=== DATASET ROWS ===

┌────────

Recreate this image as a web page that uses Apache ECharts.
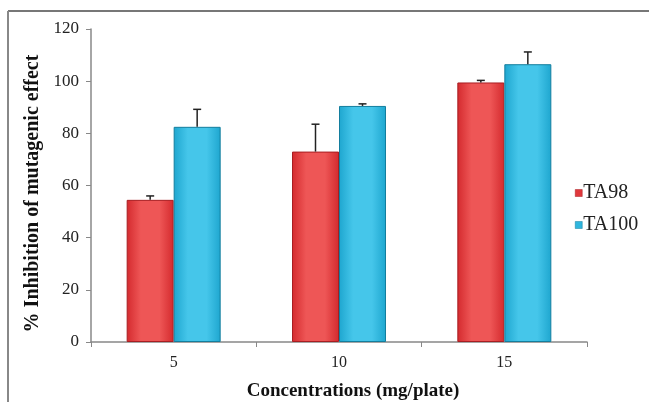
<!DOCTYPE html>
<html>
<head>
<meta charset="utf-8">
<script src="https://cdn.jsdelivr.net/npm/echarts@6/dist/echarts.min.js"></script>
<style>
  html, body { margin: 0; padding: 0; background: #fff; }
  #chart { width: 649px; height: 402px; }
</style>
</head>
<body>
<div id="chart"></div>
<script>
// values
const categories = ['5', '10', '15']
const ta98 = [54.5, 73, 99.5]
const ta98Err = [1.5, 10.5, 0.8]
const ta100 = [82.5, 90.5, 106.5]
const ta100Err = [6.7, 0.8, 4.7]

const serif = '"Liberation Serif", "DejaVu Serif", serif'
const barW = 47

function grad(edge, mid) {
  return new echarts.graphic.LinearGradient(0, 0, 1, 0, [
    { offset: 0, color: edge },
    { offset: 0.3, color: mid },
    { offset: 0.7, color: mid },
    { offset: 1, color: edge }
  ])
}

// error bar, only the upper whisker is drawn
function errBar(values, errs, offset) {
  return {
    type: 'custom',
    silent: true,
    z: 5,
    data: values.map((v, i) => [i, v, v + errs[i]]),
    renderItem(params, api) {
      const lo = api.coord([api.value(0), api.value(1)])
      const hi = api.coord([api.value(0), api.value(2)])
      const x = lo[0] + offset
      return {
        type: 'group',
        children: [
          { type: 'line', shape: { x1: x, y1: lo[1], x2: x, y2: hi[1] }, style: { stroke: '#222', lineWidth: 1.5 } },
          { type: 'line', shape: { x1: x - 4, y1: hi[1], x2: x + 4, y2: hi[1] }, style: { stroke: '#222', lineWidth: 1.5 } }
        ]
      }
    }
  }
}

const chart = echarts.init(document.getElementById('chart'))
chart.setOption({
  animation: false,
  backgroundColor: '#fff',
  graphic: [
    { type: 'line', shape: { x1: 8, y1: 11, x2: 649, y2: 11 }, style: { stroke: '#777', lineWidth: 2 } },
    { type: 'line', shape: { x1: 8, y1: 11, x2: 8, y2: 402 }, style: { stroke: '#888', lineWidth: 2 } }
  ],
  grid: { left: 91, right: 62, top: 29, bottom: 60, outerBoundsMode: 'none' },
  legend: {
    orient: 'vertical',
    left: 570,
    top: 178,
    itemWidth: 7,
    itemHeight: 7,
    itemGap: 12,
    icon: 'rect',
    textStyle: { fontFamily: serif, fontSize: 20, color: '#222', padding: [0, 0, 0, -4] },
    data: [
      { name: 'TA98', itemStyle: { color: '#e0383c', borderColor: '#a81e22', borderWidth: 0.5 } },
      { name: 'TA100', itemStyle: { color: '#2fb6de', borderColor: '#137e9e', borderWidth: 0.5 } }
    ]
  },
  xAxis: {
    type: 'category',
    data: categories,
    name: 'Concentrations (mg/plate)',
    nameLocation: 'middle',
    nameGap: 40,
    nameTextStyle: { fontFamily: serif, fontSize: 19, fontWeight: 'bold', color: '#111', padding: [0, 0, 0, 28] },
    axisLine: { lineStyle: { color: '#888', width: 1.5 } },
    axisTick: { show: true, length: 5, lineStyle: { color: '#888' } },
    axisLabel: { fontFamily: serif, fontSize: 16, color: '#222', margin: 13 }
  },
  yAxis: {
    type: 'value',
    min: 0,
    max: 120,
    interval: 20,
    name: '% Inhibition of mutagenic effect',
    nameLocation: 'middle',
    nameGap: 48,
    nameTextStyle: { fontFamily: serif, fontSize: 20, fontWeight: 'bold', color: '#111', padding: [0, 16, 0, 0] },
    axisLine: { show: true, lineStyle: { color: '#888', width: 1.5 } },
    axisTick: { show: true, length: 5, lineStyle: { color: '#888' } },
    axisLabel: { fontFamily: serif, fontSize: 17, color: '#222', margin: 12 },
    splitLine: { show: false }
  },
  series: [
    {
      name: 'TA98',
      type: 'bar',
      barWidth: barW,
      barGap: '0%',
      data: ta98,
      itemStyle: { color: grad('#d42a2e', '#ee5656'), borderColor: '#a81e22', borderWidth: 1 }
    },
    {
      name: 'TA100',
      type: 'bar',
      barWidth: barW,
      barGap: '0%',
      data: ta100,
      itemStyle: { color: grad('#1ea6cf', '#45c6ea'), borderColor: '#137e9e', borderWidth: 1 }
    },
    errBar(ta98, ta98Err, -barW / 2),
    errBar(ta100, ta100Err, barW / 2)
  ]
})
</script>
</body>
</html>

└────────
┌────────

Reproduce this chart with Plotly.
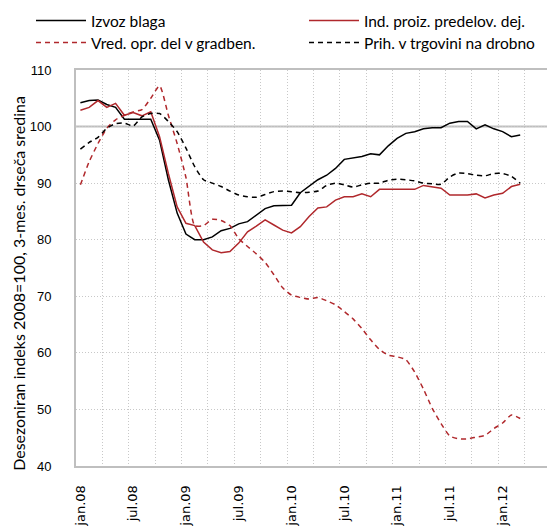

└────────
┌────────

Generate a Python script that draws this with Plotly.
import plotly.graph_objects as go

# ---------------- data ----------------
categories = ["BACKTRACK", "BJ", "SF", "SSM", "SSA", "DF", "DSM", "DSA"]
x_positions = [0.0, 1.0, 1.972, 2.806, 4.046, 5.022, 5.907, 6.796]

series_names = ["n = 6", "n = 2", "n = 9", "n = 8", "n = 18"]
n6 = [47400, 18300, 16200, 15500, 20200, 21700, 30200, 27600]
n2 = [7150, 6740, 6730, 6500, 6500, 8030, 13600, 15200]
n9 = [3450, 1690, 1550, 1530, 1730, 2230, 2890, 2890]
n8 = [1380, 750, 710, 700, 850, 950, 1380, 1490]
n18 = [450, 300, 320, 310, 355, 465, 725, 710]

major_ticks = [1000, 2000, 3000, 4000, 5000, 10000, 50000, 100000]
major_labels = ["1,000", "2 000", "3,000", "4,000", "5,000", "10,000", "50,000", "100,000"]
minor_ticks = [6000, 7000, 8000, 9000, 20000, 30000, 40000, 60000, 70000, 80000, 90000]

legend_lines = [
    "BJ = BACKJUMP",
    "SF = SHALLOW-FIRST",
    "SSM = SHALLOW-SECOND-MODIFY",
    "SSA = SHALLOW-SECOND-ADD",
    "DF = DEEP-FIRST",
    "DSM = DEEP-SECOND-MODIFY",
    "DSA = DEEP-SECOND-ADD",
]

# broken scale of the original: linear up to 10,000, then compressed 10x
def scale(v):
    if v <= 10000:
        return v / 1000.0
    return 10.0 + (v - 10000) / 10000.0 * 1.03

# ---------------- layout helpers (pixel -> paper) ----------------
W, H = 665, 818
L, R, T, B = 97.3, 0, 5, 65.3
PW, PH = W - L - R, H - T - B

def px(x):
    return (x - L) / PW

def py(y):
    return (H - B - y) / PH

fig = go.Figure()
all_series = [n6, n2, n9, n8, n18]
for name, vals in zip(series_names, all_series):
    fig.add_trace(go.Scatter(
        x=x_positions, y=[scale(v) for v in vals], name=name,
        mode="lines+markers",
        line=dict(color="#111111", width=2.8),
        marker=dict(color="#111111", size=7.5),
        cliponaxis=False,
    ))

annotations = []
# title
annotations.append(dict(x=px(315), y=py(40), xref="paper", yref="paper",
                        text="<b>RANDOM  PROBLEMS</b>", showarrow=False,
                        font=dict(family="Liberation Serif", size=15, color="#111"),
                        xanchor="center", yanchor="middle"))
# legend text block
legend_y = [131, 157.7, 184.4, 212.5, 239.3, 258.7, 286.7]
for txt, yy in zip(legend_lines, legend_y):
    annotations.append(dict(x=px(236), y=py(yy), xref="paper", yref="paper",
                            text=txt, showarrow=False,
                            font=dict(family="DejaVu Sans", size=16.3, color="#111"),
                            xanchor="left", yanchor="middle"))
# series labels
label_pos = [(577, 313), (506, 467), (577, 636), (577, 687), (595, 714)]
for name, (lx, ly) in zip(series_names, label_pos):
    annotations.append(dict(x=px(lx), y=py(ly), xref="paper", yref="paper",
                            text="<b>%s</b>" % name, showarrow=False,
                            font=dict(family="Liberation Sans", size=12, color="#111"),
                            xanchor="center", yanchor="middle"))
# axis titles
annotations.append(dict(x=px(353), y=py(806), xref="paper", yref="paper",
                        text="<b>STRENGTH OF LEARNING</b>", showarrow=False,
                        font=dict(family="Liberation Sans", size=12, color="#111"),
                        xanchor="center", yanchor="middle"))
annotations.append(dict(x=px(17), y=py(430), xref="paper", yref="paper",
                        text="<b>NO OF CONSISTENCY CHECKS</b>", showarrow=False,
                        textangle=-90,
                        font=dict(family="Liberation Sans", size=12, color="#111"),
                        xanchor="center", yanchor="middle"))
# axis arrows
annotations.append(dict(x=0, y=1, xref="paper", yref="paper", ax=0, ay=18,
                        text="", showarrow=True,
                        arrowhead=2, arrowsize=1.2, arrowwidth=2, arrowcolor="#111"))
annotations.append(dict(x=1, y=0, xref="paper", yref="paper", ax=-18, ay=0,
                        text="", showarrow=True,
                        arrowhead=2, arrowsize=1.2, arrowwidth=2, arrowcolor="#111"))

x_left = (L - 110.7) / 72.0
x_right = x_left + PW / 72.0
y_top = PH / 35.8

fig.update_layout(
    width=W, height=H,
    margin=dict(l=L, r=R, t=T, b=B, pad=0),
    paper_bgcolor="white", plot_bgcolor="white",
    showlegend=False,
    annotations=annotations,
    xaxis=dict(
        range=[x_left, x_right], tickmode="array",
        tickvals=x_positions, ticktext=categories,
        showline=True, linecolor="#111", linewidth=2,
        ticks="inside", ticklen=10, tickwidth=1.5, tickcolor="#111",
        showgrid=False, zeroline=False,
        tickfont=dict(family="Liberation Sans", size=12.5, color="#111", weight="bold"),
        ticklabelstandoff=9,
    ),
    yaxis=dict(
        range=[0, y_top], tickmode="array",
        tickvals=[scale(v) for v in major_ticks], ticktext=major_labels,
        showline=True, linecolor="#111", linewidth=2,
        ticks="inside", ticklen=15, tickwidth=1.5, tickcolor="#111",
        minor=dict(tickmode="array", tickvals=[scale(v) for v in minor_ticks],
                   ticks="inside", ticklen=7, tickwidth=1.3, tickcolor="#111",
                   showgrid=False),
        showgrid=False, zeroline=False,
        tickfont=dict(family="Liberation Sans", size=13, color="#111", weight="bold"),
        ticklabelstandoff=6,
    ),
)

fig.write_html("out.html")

└────────

=== REQUIREMENT ===
Write down exactly what the lines above say, from the line holding "Recreate this image" through the line holding "const barW = 47", and nothing more. Do not copy the pictures.

=== CORRECT RESULT ===
Recreate this image as a web page that uses Apache ECharts.
<!DOCTYPE html>
<html>
<head>
<meta charset="utf-8">
<script src="https://cdn.jsdelivr.net/npm/echarts@6/dist/echarts.min.js"></script>
<style>
  html, body { margin: 0; padding: 0; background: #fff; }
  #chart { width: 649px; height: 402px; }
</style>
</head>
<body>
<div id="chart"></div>
<script>
// values
const categories = ['5', '10', '15']
const ta98 = [54.5, 73, 99.5]
const ta98Err = [1.5, 10.5, 0.8]
const ta100 = [82.5, 90.5, 106.5]
const ta100Err = [6.7, 0.8, 4.7]

const serif = '"Liberation Serif", "DejaVu Serif", serif'
const barW = 47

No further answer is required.